In the drawing method of a metallic tube of the present invention, lubricating oil films having an appropriate thickness are formed between the tools and the mother tube during drawing by using a lubricating oil whose kinetic viscosity at 40° C. and at normal pressure is adjusted in the range of 100 to 2000 mm2/s and whose viscosity pressure coefficient at 40° C. is adjusted in the range of 15 to 24 GPa−1. As a result of this, in the drawing method of a metallic tube of the present invention, it is possible to prevent the occurrence of seizing and vibrations/chattering during drawing. Furthermore, in the drawing method of a metallic tube of the present invention, it is possible to suppress the deterioration in the inner surface roughness due to the formation of oil pits in an obtained metallic tube and it is also possible to ensure degreasibility.
Even in the case where the normal-pressure viscosity or high-pressure viscosity of a lubricating oil used in drawing is set at a somewhat higher level more than the above-described ranges and lubricating oil films formed during drawing are made excessively thick, it is substantially impossible to obtain lubricating oil films which cause complete separation of interacting surfaces. In this case, oil pits which are locally deep are formed, resulting in a situation in which the inner surface roughness of an obtained metallic tube deteriorates. Therefore, there is also an upper limit to the thickness of a lubricating oil film formed during drawing, i.e., the high-pressure viscosity.

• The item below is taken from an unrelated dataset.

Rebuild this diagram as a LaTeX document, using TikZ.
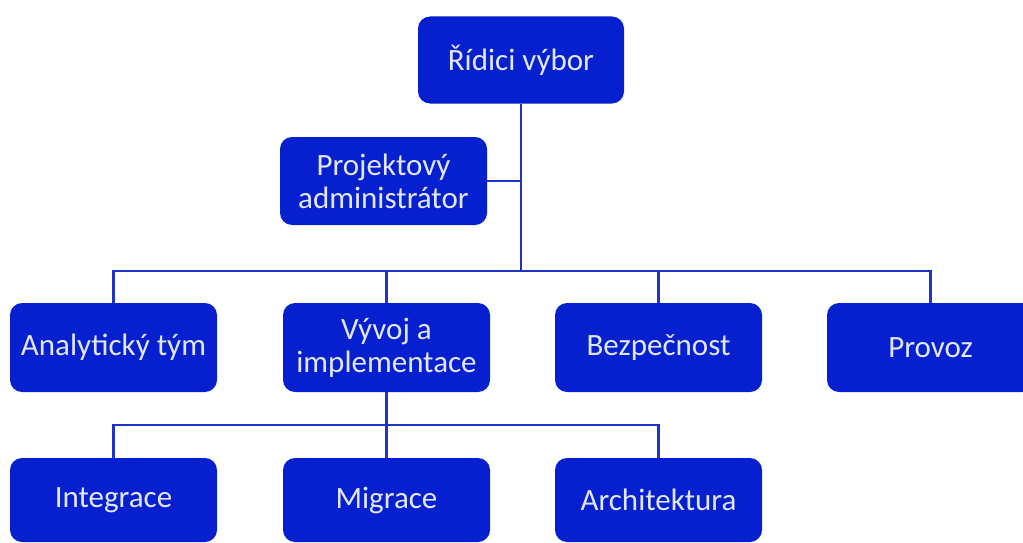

In other words, local direct contact between the tools and the mother tube occurs even when lubricating oil films are made heavily thick. The portion in direct contact can be mitigated only via films which are formed by the extreme-pressure additives contained in a lubricating oil by adsorption and reaction on the surfaces of the tools and the mother tube. The portion in direct contact is called a boundary condition in lubrication.
Therefore, in order to prevent the seizing which might occur in a boundary condition in lubrication, it is preferred that the normal-pressure viscosity and viscosity pressure coefficient of a lubricating oil be adjusted in the above-described ranges specified in the present invention, thereby causing lubricating oil films formed during drawing to have an appropriate thickness and that extreme-pressure additives which readily form films on the surfaces of the tools and the mother tube by adsorption or reaction be used.
In the drawing method of a metallic tube of the present invention, it is preferred that the lubricating oil contain one or more kinds of extreme-pressure additives in a total amount of not less than 10 mass % as being selected from the group consisting of (1) a sulfur-based extreme-pressure additive containing not less than 2 mass % of sulfur, (2) a chlorine-based extreme-pressure additive containing not less than 5 mass % of chlorine, (3) an organic calcium metallic salt containing not less than 5 mass % of calcium, (4) a phosphorus-based extreme-pressure additive containing not less than 2 mass % of phosphorus, (5) an organic zinc-based extreme-pressure additive containing not less than 2 mass % of zinc, and (6) an organic molybdenum-based extreme-pressure additive containing not less than 2 mass % of molybdenum.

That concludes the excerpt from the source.